With those features in mind, I spent some time digging around for common solutions:
- AWS Lambda with Scheduled Events is a cloud solution that should solve most straightforward use cases, both from a scheduling and an orchestration perspective. It is not particularly flexible in either regard, but it does give you the same primitives as cron, and if you happen to be using their supported languages (Node.js, Java, C#, Python), then it might be sufficient. (You can also use a hybrid Amazon EC2 Container Service and AWS Lambda approach if you need more flexibility in your orchestration layer.)
- Google’s Cloud Functions can be paired with App Engine Cron Service, coordinating over Google Cloud Pub/Sub, to get more or less the same scheduling behavior as AWS Lambda with Scheduled Events, albeit with more pieces to futz with. Good Cloud Functions are still a bit limiting in terms of only supporting the Node.js runtime today, but one imagines they’ll add more support over time. (You can of course get creative and have jobs call running services, allowing you to break out of Cloud Compute’s language restrictions.)
- Chronos is a scheduler running on top of Mesos, which handles both the scheduling and orchestration aspects for you, and gives a good degree of flexibility in both. Running Mesos is a bit heavy, but this certainly makes if you already have operational expertise with running Mesos.
- Kubernetes’ Cron Jobs give you a solution similar to Chronos, except running on Kubernetes instead of Mesos, for organizations which already have it deployed.
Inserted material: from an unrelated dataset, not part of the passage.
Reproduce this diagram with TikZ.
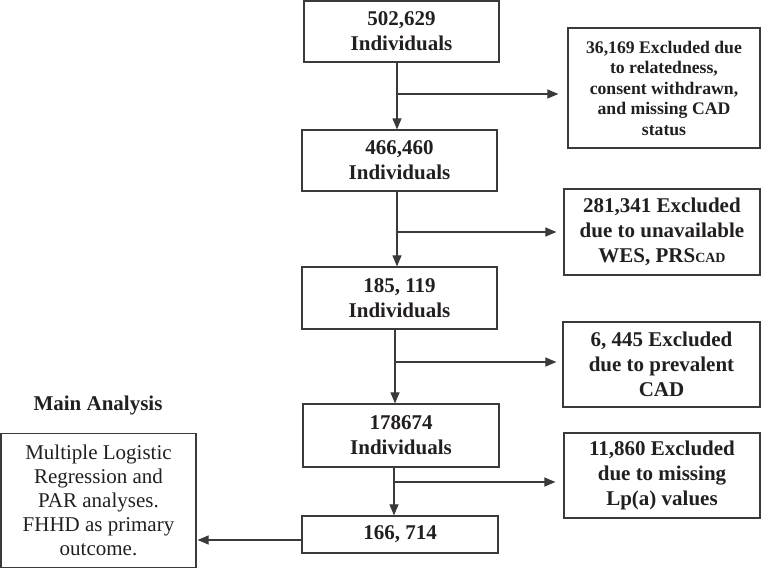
\documentclass[tikz,border=0pt]{standalone}
\usepackage{fontspec}
\setmainfont{Liberation Serif}
\usetikzlibrary{arrows.meta}
\definecolor{ln}{HTML}{3A3A3A}
\definecolor{tx}{HTML}{231F20}
\tikzset{
  box/.style={draw=ln, line width=1.2pt, inner sep=0pt, align=center, text=tx,
    font=\fontsize{21}{25}\selectfont\bfseries},
  smallbox/.style={box, font=\fontsize{17.7}{20.5}\selectfont\bfseries},
  plainbox/.style={box, font=\fontsize{21}{24}\selectfont},
  arr/.style={draw=ln, line width=1.1pt, -{Triangle[length=11pt,width=9pt]}},
  lbl/.style={text=tx, font=\fontsize{21}{25}\selectfont\bfseries}
}
\begin{document}
\begin{tikzpicture}[x=1pt,y=-1pt]
\useasboundingbox (0,0) rectangle (761,569);
\node[box, minimum width=195, minimum height=61] (b1) at (401.5,31.5) {502,629\\Individuals};
\node[box, minimum width=195, minimum height=61] (b2) at (399.5,160.5) {466,460\\Individuals};
\node[box, minimum width=195, minimum height=62] (b3) at (399.5,298) {185, 119\\Individuals};
\node[box, minimum width=196, minimum height=63] (b4) at (401,435.5) {178674\\Individuals};
\node[box, minimum width=196, minimum height=37] (b5) at (400,534.5) {166, 714};
\node[smallbox, minimum width=192, minimum height=120] (e1) at (664,88) {36,169 Excluded due\\to relatedness,\\consent withdrawn,\\and missing CAD\\status};
\node[box, minimum width=196, minimum height=86] (e2) at (662,232) {281,341 Excluded\\due to unavailable\\WES, PRS{\fontsize{14}{14}\selectfont CAD}};
\node[box, minimum width=197, minimum height=85] (e3) at (661.5,364.5) {6, 445 Excluded\\due to prevalent\\CAD};
\node[box, minimum width=196, minimum height=85] (e4) at (662,475.5) {11,860 Excluded\\due to missing\\Lp(a) values};
\node[plainbox, minimum width=195, minimum height=134] (m) at (98.5,500.5) {Multiple Logistic\\Regression and\\PAR analyses.\\FHHD as primary\\outcome.};
\node[lbl] (ma) at (98,405) {Main Analysis};
% vertical arrows
\coordinate (v1) at (397,62);
\coordinate (v2) at (397,191);
\coordinate (v3) at (395,329);
\coordinate (v4) at (394,467);
\draw[arr] (v1) -- (v1 |- b2.north);
\draw[arr] (v2) -- (v2 |- b3.north);
\draw[arr] (v3) -- (v3 |- b4.north);
\draw[arr] (v4) -- (v4 |- b5.north);
% branches
\coordinate (j1) at (397,94);
\coordinate (j2) at (397,232);
\coordinate (j3) at (395,362);
\coordinate (j4) at (394,482);
\draw[arr, shorten >=9pt] (j1) -- (j1 -| e1.west);
\draw[arr, shorten >=7pt] (j2) -- (j2 -| e2.west);
\draw[arr, shorten >=6pt] (j3) -- (j3 -| e3.west);
\draw[arr, shorten >=8pt] (j4) -- (j4 -| e4.west);
% to main analysis
\coordinate (k) at (302,540);
\draw[arr, shorten >=1pt] (k) -- (k -| m.east);
\end{tikzpicture}
\end{document}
cronis still used pretty frequently as a scheduler, and if you run it in a prebaked AMI in an AutoScaling Group with a size of one instance, then you can rely on the ASG for “election” of a single instance. You do have a single point of failure, but it’ll recover relatively quickly. What you don’t have is any orchestration primatives, so you would still need to integrate this with a second system that handles the orchestration aspects (e.g. spinning up a container on Amazon EC2 Container Service or calling into an AWS Lambda). On the plus side, you can use your existing server imaging and deployment strategies.
- Python Celery is used by many Python shops for this kind of functionality, although it suffers from most of the same scheduling challenges as Cron and orchestration is both fairly naive and restricted to Python (although, just found a Go implementation of Celery workers, which is a terrifying find). There are a bunch of other similar solutions in this category, both in the Python space and in other languages.
- Dkron is purely a scheduler, which aims to provide fault-tolerant scheduling, even if some nodes fail. (E.g. solving the leader-election and leader handoff problems for you, as opposed to building your own on top of Zookeeper, etc.) It also provides a nice UI, although depending on your security and compliance needs, it’s possible that UI is a mixed blessing.
- Bistro is broadly in this space, but feels much more targeted at running jobs once for every resource in a fleet, as opposed to running a job once somewhere on some resource in a fleet.
Of those options, it feels like for larger companies, you’ll likely end up with either a Cloud based solutions (AWS Scheduled Lambdas or App Engine Cron), Chronos if you’re already happy running Mesos, or Kubernetes’ Cron Jobs if you’re already happy running Kubernetes.